> **Written exercise**
Print exactly, please, the lines from the top of the entries below up to and including the line with "const tickXs: number[] = [];", and nothing else; pictures are excluded.

..............................

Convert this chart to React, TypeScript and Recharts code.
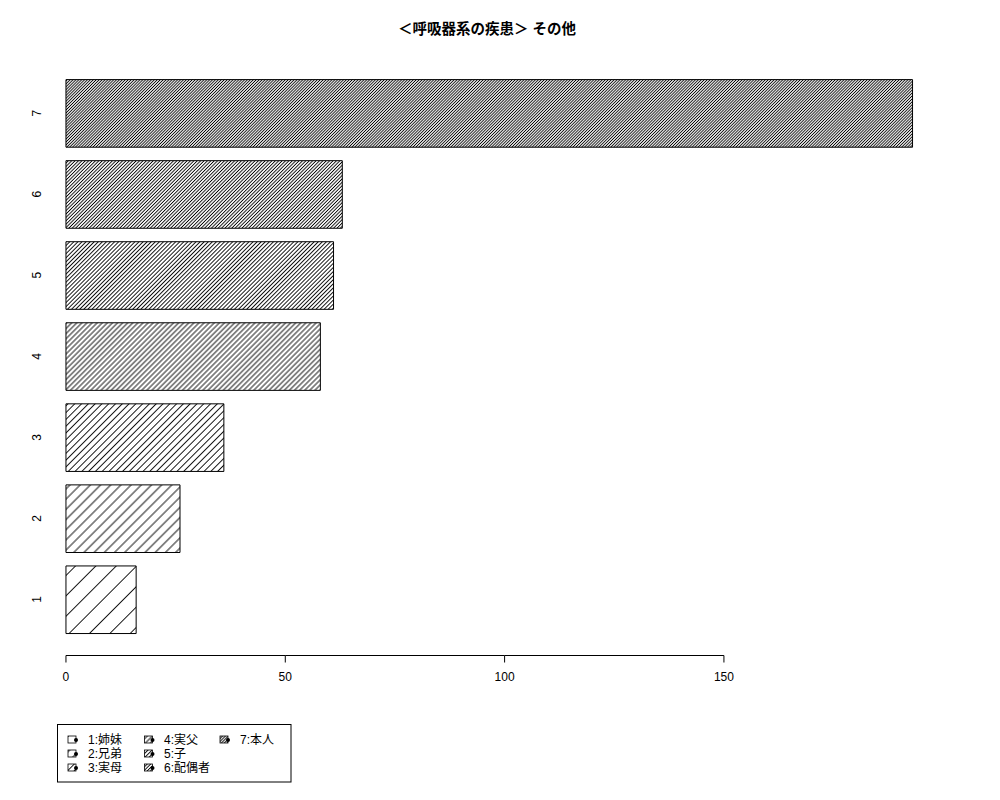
import React from 'react';
import { BarChart, Bar, XAxis, YAxis, Cell } from 'recharts';

const categories = ['1', '2', '3', '4', '5', '6', '7'];
const values = [16, 26, 36, 58, 61, 63, 193];
const legendNames = ['姉妹', '兄弟', '実母', '実父', '子', '配偶者', '本人'];
const densities = [5, 10, 15, 20, 25, 30, 35];
const xTicks = [0, 50, 100, 150];
const title = '＜呼吸器系の疾患＞ その他';

const data = categories.map((c, i) => ({ label: c, value: values[i] }));
const maxVal = Math.max(...values);
const xDomain = [-0.04 * maxVal, maxVal * 1.04];

const FONT = '"Liberation Sans", Arial, "Noto Sans CJK JP", sans-serif';
const TICK_SIZE = 7;
const TICK_MARGIN = 10;

const Patterns = ({ prefix }: { prefix: string }) => (
  <defs>
    {densities.map((d, i) => {
      const s = 72 / d;
      return (
        <pattern
          key={i}
          id={`${prefix}${i}`}
          patternUnits="userSpaceOnUse"
          width={s}
          height={s}
          patternTransform="rotate(45)"
        >
          <rect x={0} y={0} width={s} height={s} fill="#fff" />
          <line x1={s / 2} y1={-1} x2={s / 2} y2={s + 1} stroke="#000" strokeWidth={0.9} />
        </pattern>
      );
    })}
  </defs>
);

const tickXs: number[] = [];

const renderXTick = (props: any) => {
  const { x, y, payload, index } = props;
  const cx = payload && typeof payload.coordinate === 'number' ? payload.coordinate : x;
  tickXs[index] = cx;
  const axisY = y - TICK_SIZE - TICK_MARGIN;
  const prev = index > 0 ? tickXs[index - 1] : undefined;
  return (
    <g key={`xt-${index}`}>
      {prev !== undefined && (
        <line x1={prev} y1={axisY} x2={cx} y2={axisY} stroke="#000" strokeWidth={1} />
      )}
      <line x1={cx} y1={axisY} x2={cx} y2={axisY + TICK_SIZE} stroke="#000" strokeWidth={1} />
      <text x={x} y={y} dy="0.71em" textAnchor="middle" fontSize={12} fontFamily={FONT} fill="#000">
        {payload.value}
      </text>
    </g>
  );
};

const renderYTick = (props: any) => {
  const { x, y, payload, index } = props;
  const bx = x + 8.6;
  return (
    <text
      key={`yt-${index}`}
      x={bx}
      y={y}
      transform={`rotate(-90, ${bx}, ${y})`}
      textAnchor="middle"
      fontSize={12}
      fontFamily={FONT}
      fill="#000"
    >
      {payload.value}
    </text>
  );
};

const colIconX = [68, 144.5, 220];
const colTextX = [88, 164, 240];
const rowY = [739.5, 753.5, 767.5];

export default function App() {
  return (
    <div style={{ position: 'absolute', left: 0, top: 0, width: 1000, height: 800, background: '#fff' }}>
      <BarChart
        width={1000}
        height={800}
        data={data}
        layout="vertical"
        margin={{ top: 57.1, right: 53.6, bottom: 104.5, left: 12.1 }}
      >
        <Patterns prefix="hatch" />
        <XAxis
          type="number"
          domain={xDomain}
          allowDataOverflow
          ticks={xTicks}
          height={40}
          axisLine={false}
          tickLine={false}
          tickSize={TICK_SIZE}
          tickMargin={TICK_MARGIN}
          tick={renderXTick}
        />
        <YAxis
          type="category"
          dataKey="label"
          reversed
          width={20}
          axisLine={false}
          tickLine={false}
          tickSize={0}
          tickMargin={0}
          padding={{ top: 15.5, bottom: 15.5 }}
          tick={renderYTick}
        />
        <Bar dataKey="value" barSize={67.6} stroke="#000" strokeWidth={1} isAnimationActive={false}>
          {data.map((_, i) => (
            <Cell key={i} fill={`url(#hatch${i})`} />
          ))}
        </Bar>
      </BarChart>
      <svg
        width={1000}
        height={800}
        style={{ position: 'absolute', left: 0, top: 0, pointerEvents: 'none' }}
      >
        <Patterns prefix="lhatch" />
        <text
          x={487}
          y={34}
          textAnchor="middle"
          fontSize={14.5}
          fontWeight="bold"
          fontFamily={FONT}
          fill="#000"
        >
          {title}
        </text>
        <rect x={57.5} y={724.5} width={233.5} height={57.5} fill="none" stroke="#000" strokeWidth={1} />
        {categories.map((c, i) => {
          const col = Math.floor(i / 3);
          const row = i % 3;
          const ix = colIconX[col];
          const cy = rowY[row];
          return (
            <g key={i}>
              <rect x={ix} y={cy - 3.5} width={8} height={7} fill={`url(#lhatch${i})`} stroke="#000" strokeWidth={0.8} />
              <circle cx={ix + 8} cy={cy + 0.5} r={2} fill="#000" />
              <text x={colTextX[col]} y={cy + 4.3} fontSize={12} fontFamily={FONT} fill="#000">
                {`${c}:${legendNames[i]}`}
              </text>
            </g>
          );
        })}
      </svg>
    </div>
  );
}
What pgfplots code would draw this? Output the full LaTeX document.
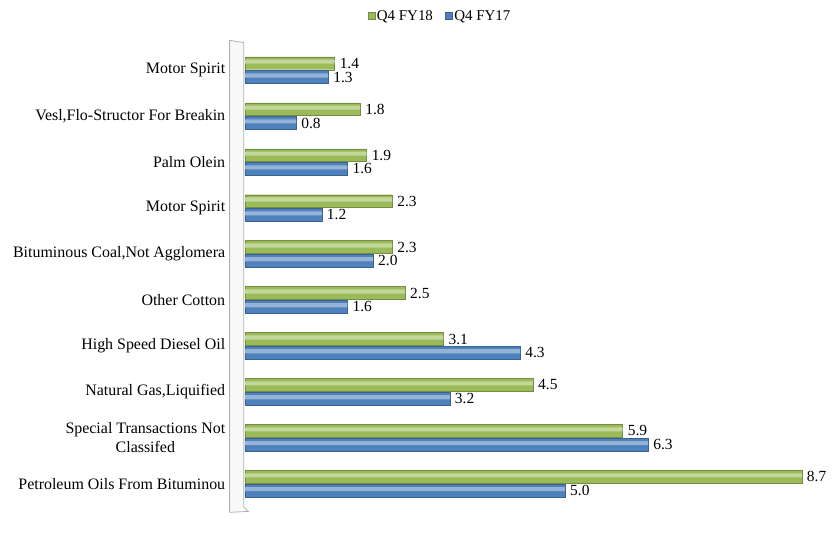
\documentclass[border=0pt]{standalone}
\usepackage{pgfplots}
\pgfplotsset{compat=1.18}
\usepackage{fontspec}
\setmainfont{Liberation Serif}
\definecolor{gbar}{RGB}{155,187,89}
\definecolor{bbar}{RGB}{79,129,189}
\begin{document}
\begin{tikzpicture}
\begin{axis}[
  scale only axis, width=576bp, height=478bp,
  xmin=0, xmax=9, ymin=-0.7, ymax=9.7,
  axis x line=none,
  axis y line*=left, y axis line style={draw=none},
  ytick={0,...,9},
  yticklabels={Petroleum Oils From Bituminou,{Special Transactions Not\\Classifed},{Natural Gas,Liquified},High Speed Diesel Oil,Other Cotton,{Bituminous Coal,Not Agglomera},Motor Spirit,Palm Olein,{Vesl,Flo-Structor For Breakin},Motor Spirit},
  ytick style={draw=none},
  yticklabel style={align=center, font=\fontsize{16}{19}\selectfont, xshift=-12bp},
  /pgf/number format/assume math mode=true,
  xbar, bar width=0.28,
  point meta=x,
  nodes near coords={\pgfmathprintnumber[fixed,fixed zerofill,precision=1,assume math mode=true]{\pgfplotspointmeta}},
  nodes near coords style={font=\fontsize{15.5}{18}\selectfont, anchor=west, text=black, inner sep=5bp},
  legend columns=2,
  legend style={draw=none, at={(0.3385,1.046)}, anchor=center, font=\fontsize{15}{18}\selectfont, /tikz/every even column/.append style={column sep=10bp}},
  legend image code/.code={\fill[#1] (0bp,-3.5bp) rectangle (7bp,3.5bp);},
  clip=false,
]
\path (rel axis cs:-0.4253,-0.0669) rectangle (rel axis cs:1.0226,1.0795);
\path[draw=gray!60, fill=gray!5, line width=0.8pt] (axis cs:-0.24,-0.62) -- (axis cs:-0.24,9.65) -- (axis cs:-0.02,9.6) -- (axis cs:-0.02,-0.5) -- (axis cs:0.05,-0.6) -- cycle;
\addplot[draw=gbar!75!black, fill=gbar, bar shift=0.15]
  coordinates {(8.7,0) (5.9,1) (4.5,2) (3.1,3) (2.5,4) (2.3,5) (2.3,6) (1.9,7) (1.8,8) (1.4,9)};
\addplot[draw=bbar!75!black, fill=bbar, bar shift=-0.15]
  coordinates {(5.0,0) (6.3,1) (3.2,2) (4.3,3) (1.6,4) (2.0,5) (1.2,6) (1.6,7) (0.8,8) (1.3,9)};
\addplot[forget plot, draw=none, fill=gbar!60!white, bar shift=0.185, bar width=0.09, nodes near coords={}]
  coordinates {(8.7,0) (5.9,1) (4.5,2) (3.1,3) (2.5,4) (2.3,5) (2.3,6) (1.9,7) (1.8,8) (1.4,9)};
\addplot[forget plot, draw=none, fill=bbar!60!white, bar shift=-0.115, bar width=0.09, nodes near coords={}]
  coordinates {(5.0,0) (6.3,1) (3.2,2) (4.3,3) (1.6,4) (2.0,5) (1.2,6) (1.6,7) (0.8,8) (1.3,9)};
\legend{Q4 FY18, Q4 FY17}
\end{axis}
\end{tikzpicture}
\end{document}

..............................

> **Output for this exercise**
Convert this chart to React, TypeScript and Recharts code.
import React from 'react';
import { BarChart, Bar, XAxis, YAxis, Cell } from 'recharts';

const categories = ['1', '2', '3', '4', '5', '6', '7'];
const values = [16, 26, 36, 58, 61, 63, 193];
const legendNames = ['姉妹', '兄弟', '実母', '実父', '子', '配偶者', '本人'];
const densities = [5, 10, 15, 20, 25, 30, 35];
const xTicks = [0, 50, 100, 150];
const title = '＜呼吸器系の疾患＞ その他';

const data = categories.map((c, i) => ({ label: c, value: values[i] }));
const maxVal = Math.max(...values);
const xDomain = [-0.04 * maxVal, maxVal * 1.04];

const FONT = '"Liberation Sans", Arial, "Noto Sans CJK JP", sans-serif';
const TICK_SIZE = 7;
const TICK_MARGIN = 10;

const Patterns = ({ prefix }: { prefix: string }) => (
  <defs>
    {densities.map((d, i) => {
      const s = 72 / d;
      return (
        <pattern
          key={i}
          id={`${prefix}${i}`}
          patternUnits="userSpaceOnUse"
          width={s}
          height={s}
          patternTransform="rotate(45)"
        >
          <rect x={0} y={0} width={s} height={s} fill="#fff" />
          <line x1={s / 2} y1={-1} x2={s / 2} y2={s + 1} stroke="#000" strokeWidth={0.9} />
        </pattern>
      );
    })}
  </defs>
);

const tickXs: number[] = [];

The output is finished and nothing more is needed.